_AIM_: Select, from the material below, each line with "matplotlib" in it.

_DATA BLOCK_:
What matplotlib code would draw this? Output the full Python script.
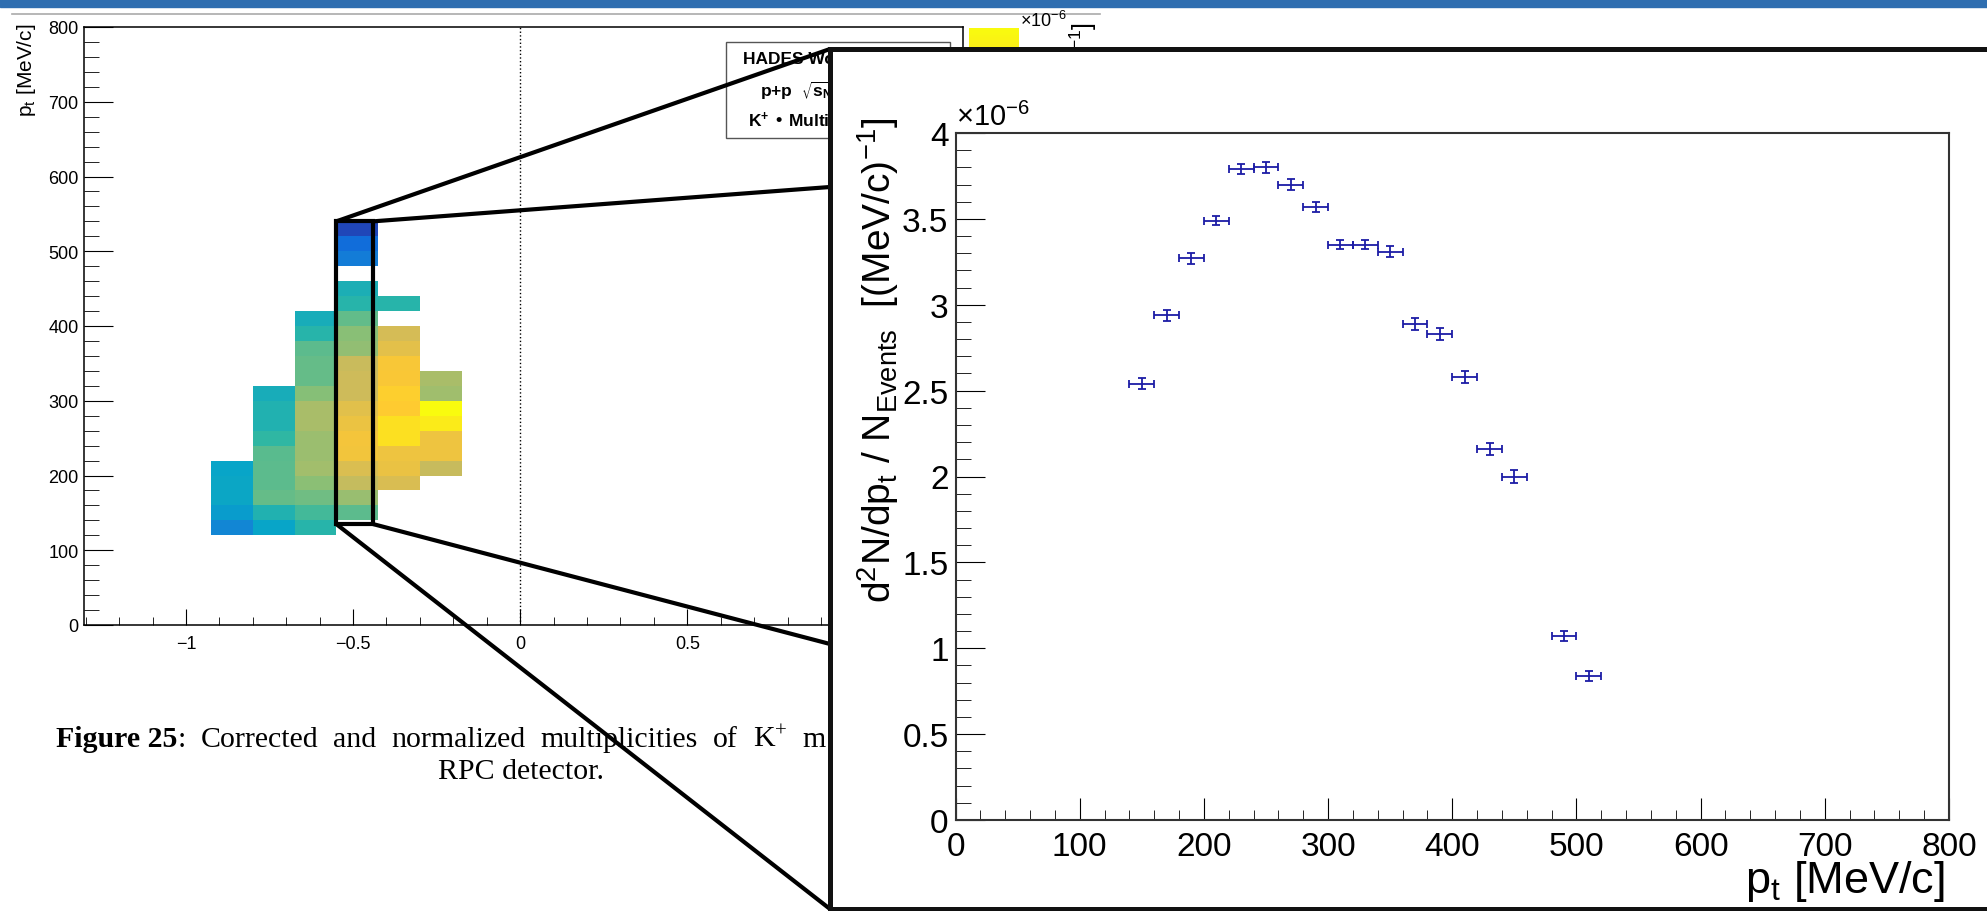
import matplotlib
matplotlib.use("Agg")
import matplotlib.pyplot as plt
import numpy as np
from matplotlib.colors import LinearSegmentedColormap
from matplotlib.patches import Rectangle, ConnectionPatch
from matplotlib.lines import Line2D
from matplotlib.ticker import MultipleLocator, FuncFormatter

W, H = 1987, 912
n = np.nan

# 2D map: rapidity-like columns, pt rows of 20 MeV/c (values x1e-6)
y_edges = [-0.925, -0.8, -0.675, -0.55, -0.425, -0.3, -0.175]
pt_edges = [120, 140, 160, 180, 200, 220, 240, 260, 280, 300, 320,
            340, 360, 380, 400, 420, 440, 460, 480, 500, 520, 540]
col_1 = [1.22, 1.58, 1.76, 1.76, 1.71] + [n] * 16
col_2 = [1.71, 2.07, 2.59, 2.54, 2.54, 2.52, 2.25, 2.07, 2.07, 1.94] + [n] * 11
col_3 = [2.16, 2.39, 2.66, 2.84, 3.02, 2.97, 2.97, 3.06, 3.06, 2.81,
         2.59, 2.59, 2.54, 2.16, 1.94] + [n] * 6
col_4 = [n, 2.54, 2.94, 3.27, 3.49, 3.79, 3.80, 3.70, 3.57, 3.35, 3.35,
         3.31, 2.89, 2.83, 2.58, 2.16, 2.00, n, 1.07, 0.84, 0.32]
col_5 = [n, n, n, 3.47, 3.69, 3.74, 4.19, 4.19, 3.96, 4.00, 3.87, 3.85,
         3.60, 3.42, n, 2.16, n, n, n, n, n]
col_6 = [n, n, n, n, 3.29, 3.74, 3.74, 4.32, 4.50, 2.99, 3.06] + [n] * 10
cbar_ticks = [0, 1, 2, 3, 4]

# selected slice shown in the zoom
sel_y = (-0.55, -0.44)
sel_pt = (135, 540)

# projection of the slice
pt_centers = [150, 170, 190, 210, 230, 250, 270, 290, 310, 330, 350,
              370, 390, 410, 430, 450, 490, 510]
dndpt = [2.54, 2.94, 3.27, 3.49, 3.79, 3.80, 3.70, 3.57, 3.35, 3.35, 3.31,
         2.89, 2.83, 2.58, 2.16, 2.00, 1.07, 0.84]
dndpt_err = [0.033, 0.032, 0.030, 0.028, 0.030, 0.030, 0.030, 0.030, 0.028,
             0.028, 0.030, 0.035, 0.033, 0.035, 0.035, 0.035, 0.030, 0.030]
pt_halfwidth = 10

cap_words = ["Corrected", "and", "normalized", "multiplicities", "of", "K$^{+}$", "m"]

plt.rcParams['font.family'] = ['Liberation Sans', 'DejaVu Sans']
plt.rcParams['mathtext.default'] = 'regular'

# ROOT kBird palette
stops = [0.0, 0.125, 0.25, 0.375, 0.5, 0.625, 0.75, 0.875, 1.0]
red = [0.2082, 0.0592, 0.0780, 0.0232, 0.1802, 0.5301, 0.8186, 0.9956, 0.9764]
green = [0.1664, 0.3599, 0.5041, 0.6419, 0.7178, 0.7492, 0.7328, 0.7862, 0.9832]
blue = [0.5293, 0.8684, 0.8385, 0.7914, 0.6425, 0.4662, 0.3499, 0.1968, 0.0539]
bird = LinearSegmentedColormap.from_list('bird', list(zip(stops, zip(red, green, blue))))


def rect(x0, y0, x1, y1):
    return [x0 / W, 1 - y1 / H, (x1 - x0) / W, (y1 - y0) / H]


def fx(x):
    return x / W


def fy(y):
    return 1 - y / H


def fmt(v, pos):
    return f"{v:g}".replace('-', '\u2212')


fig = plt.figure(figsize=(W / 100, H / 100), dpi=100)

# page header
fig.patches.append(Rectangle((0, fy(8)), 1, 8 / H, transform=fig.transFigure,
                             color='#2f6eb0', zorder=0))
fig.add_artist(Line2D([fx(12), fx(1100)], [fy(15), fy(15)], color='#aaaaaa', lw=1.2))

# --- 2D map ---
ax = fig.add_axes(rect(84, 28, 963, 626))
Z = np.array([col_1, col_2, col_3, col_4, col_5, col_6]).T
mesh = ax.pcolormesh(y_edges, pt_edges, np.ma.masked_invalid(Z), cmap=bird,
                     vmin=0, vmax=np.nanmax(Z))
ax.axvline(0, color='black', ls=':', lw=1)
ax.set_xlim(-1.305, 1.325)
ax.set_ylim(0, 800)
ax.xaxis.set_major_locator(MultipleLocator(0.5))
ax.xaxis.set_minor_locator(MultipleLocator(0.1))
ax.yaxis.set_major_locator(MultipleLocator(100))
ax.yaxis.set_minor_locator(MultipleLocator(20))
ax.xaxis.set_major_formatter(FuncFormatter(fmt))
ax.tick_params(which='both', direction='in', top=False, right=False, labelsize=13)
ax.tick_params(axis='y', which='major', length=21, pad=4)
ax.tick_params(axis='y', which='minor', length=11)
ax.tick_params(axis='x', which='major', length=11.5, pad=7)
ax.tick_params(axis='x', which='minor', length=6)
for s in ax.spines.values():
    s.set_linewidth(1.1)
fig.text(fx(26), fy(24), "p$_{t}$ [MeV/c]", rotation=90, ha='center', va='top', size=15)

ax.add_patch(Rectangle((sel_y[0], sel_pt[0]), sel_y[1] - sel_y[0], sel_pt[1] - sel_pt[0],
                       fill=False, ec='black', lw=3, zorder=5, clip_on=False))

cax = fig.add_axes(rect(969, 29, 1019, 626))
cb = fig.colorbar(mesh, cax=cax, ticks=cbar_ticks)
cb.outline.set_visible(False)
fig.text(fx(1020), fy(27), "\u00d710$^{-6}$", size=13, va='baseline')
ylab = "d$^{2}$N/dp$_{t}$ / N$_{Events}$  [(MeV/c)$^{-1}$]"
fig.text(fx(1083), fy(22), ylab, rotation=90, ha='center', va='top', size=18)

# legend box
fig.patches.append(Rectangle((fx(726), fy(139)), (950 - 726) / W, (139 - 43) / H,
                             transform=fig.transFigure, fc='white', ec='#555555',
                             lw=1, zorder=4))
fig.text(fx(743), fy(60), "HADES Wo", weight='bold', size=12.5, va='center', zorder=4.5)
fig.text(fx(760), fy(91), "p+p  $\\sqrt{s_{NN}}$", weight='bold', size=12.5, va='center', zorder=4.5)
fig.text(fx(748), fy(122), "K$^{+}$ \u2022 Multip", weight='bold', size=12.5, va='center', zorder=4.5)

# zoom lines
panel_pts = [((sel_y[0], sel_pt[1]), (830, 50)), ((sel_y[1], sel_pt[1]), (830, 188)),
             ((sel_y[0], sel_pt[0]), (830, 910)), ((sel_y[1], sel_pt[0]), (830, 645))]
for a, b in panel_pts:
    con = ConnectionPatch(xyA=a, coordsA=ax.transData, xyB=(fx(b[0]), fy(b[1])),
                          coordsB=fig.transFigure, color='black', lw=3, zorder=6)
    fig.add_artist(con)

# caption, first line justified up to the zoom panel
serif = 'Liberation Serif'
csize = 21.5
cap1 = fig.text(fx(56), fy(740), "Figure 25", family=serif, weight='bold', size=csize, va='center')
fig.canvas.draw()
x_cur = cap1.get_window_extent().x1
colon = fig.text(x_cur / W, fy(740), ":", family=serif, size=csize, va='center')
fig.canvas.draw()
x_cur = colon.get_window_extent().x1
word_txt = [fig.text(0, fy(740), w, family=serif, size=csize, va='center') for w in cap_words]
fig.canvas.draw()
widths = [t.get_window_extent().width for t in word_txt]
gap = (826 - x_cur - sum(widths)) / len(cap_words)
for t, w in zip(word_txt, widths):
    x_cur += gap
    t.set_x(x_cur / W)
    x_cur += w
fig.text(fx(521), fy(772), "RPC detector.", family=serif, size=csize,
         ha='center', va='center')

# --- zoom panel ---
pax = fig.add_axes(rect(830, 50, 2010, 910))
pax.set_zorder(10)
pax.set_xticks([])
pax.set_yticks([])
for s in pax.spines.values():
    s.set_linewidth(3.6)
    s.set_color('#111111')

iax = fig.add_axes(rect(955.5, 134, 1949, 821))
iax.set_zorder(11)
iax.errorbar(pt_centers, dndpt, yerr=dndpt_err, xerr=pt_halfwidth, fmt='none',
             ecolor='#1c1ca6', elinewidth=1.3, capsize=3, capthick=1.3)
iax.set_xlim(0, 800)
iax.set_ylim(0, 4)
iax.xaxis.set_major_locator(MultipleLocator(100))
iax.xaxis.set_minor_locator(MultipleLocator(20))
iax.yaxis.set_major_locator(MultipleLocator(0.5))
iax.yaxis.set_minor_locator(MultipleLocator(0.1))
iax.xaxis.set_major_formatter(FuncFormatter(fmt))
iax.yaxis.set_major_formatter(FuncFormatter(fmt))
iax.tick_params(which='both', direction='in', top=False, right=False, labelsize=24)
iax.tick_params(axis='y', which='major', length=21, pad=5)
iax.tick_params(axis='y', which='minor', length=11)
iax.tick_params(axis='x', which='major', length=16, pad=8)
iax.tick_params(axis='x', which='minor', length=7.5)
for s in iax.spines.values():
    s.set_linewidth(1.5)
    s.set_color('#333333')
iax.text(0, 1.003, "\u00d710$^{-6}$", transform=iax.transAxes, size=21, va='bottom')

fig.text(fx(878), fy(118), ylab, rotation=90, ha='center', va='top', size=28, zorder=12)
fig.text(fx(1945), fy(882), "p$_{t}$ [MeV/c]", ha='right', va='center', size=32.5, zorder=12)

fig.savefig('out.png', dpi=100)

_RESPONSE TO THIS TASK_:
What matplotlib code would draw this? Output the full Python script.
import matplotlib
matplotlib.use("Agg")
import matplotlib.pyplot as plt
from matplotlib.colors import LinearSegmentedColormap
from matplotlib.patches import Rectangle, ConnectionPatch
from matplotlib.lines import Line2D
from matplotlib.ticker import MultipleLocator, FuncFormatter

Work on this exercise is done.